# SHORT EXERCISE:
Repeat, exactly and in full, the lines of the listing below, but without any pictures.
•••••
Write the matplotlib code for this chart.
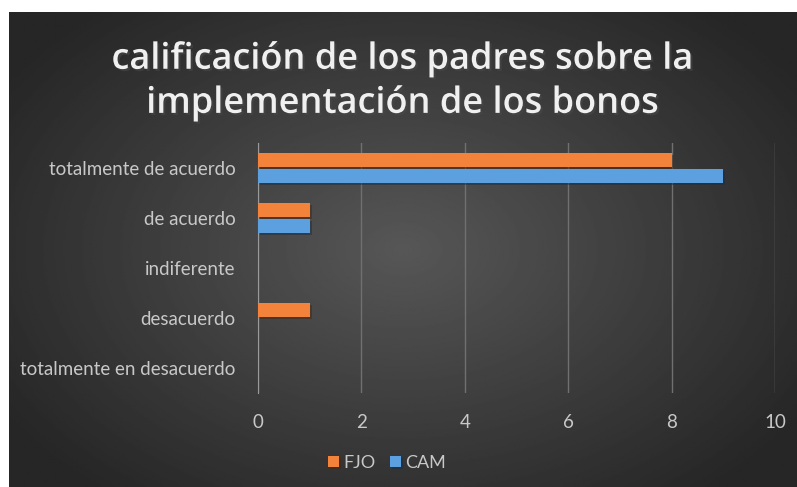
import matplotlib.pyplot as plt
import matplotlib.patheffects as pe
import numpy as np

categories = ["totalmente en desacuerdo", "desacuerdo", "indiferente",
              "de acuerdo", "totalmente de acuerdo"]
fjo = [0, 1, 0, 1, 8]
cam = [0, 0, 0, 1, 9]
xticks = [0, 2, 4, 6, 8, 10]

plt.rcParams['font.family'] = ['Lato', 'DejaVu Sans']

fig = plt.figure(figsize=(7.97, 4.87), dpi=100, facecolor="white")

# dark radial gradient background like the excel style
bg = fig.add_axes([9 / 797, 0, 1 - 9 / 797, 1 - 12 / 487])
yy, xx = np.mgrid[-1:1:300j, -1:1:500j]
r = np.sqrt(xx ** 2 + (yy * 0.9) ** 2)
bg.imshow(0.34 - 0.19 * np.clip(r / 1.2, 0, 1), cmap="gray", vmin=0, vmax=1,
          aspect="auto", extent=[0, 1, 0, 1], interpolation="bilinear")
bg.axis("off")

ax = fig.add_axes([258 / 797, 1 - 393 / 487, 517 / 797, 250 / 487])
ax.set_facecolor("none")

y = np.arange(len(categories))
h = 0.28
shadow = [pe.SimplePatchShadow(offset=(1.5, -1.5), alpha=0.5), pe.Normal()]
ax.barh(y + h / 2 + 0.02, fjo, height=h, color="#F3823A", label="FJO",
        zorder=3, path_effects=shadow)
ax.barh(y - h / 2 - 0.02, cam, height=h, color="#5CA0E0", label="CAM",
        zorder=3, path_effects=shadow)

ax.set_xlim(0, 10)
ax.set_ylim(-0.5, 4.5)
ax.set_xticks(xticks)
ax.set_yticks(y)
ax.set_yticklabels(categories)
ax.grid(axis="x", color="#707070", linewidth=1, zorder=0)
for s in ["top", "right", "bottom"]:
    ax.spines[s].set_visible(False)
ax.spines["left"].set_color("#9a9a9a")
ax.tick_params(length=0, colors="#c8c8c8", labelsize=13.5)
ax.tick_params(axis="y", pad=16)
ax.tick_params(axis="x", pad=15)

fig.text(0.505, 0.832, "calificación de los padres sobre la\nimplementación de los bonos",
         ha="center", va="center", color="#f0f0f0", fontsize=26, fontweight="semibold",
         family="Open Sans", linespacing=1.3,
         path_effects=[pe.withSimplePatchShadow(offset=(1.5, -1.5), alpha=0.6)])

leg = fig.legend(loc="center", bbox_to_anchor=(387 / 797, 1 - 463 / 487), ncol=2,
                 frameon=False, fontsize=13, handlelength=0.6, handleheight=0.6,
                 handletextpad=0.25, columnspacing=0.8)
for t in leg.get_texts():
    t.set_color("#c8c8c8")

fig.savefig("out.png", dpi=100, facecolor="white")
•••••
# SOLUTION FOR THIS EXERCISE:
Write the matplotlib code for this chart.
import matplotlib.pyplot as plt
import matplotlib.patheffects as pe
import numpy as np

categories = ["totalmente en desacuerdo", "desacuerdo", "indiferente",
              "de acuerdo", "totalmente de acuerdo"]
fjo = [0, 1, 0, 1, 8]
cam = [0, 0, 0, 1, 9]
xticks = [0, 2, 4, 6, 8, 10]

plt.rcParams['font.family'] = ['Lato', 'DejaVu Sans']

fig = plt.figure(figsize=(7.97, 4.87), dpi=100, facecolor="white")

# dark radial gradient background like the excel style
bg = fig.add_axes([9 / 797, 0, 1 - 9 / 797, 1 - 12 / 487])
yy, xx = np.mgrid[-1:1:300j, -1:1:500j]
r = np.sqrt(xx ** 2 + (yy * 0.9) ** 2)
bg.imshow(0.34 - 0.19 * np.clip(r / 1.2, 0, 1), cmap="gray", vmin=0, vmax=1,
          aspect="auto", extent=[0, 1, 0, 1], interpolation="bilinear")
bg.axis("off")

ax = fig.add_axes([258 / 797, 1 - 393 / 487, 517 / 797, 250 / 487])
ax.set_facecolor("none")

y = np.arange(len(categories))
h = 0.28
shadow = [pe.SimplePatchShadow(offset=(1.5, -1.5), alpha=0.5), pe.Normal()]
ax.barh(y + h / 2 + 0.02, fjo, height=h, color="#F3823A", label="FJO",
        zorder=3, path_effects=shadow)
ax.barh(y - h / 2 - 0.02, cam, height=h, color="#5CA0E0", label="CAM",
        zorder=3, path_effects=shadow)

ax.set_xlim(0, 10)
ax.set_ylim(-0.5, 4.5)
ax.set_xticks(xticks)
ax.set_yticks(y)
ax.set_yticklabels(categories)
ax.grid(axis="x", color="#707070", linewidth=1, zorder=0)
for s in ["top", "right", "bottom"]:
    ax.spines[s].set_visible(False)
ax.spines["left"].set_color("#9a9a9a")
ax.tick_params(length=0, colors="#c8c8c8", labelsize=13.5)
ax.tick_params(axis="y", pad=16)
ax.tick_params(axis="x", pad=15)

fig.text(0.505, 0.832, "calificación de los padres sobre la\nimplementación de los bonos",
         ha="center", va="center", color="#f0f0f0", fontsize=26, fontweight="semibold",
         family="Open Sans", linespacing=1.3,
         path_effects=[pe.withSimplePatchShadow(offset=(1.5, -1.5), alpha=0.6)])

leg = fig.legend(loc="center", bbox_to_anchor=(387 / 797, 1 - 463 / 487), ncol=2,
                 frameon=False, fontsize=13, handlelength=0.6, handleheight=0.6,
                 handletextpad=0.25, columnspacing=0.8)
for t in leg.get_texts():
    t.set_color("#c8c8c8")

fig.savefig("out.png", dpi=100, facecolor="white")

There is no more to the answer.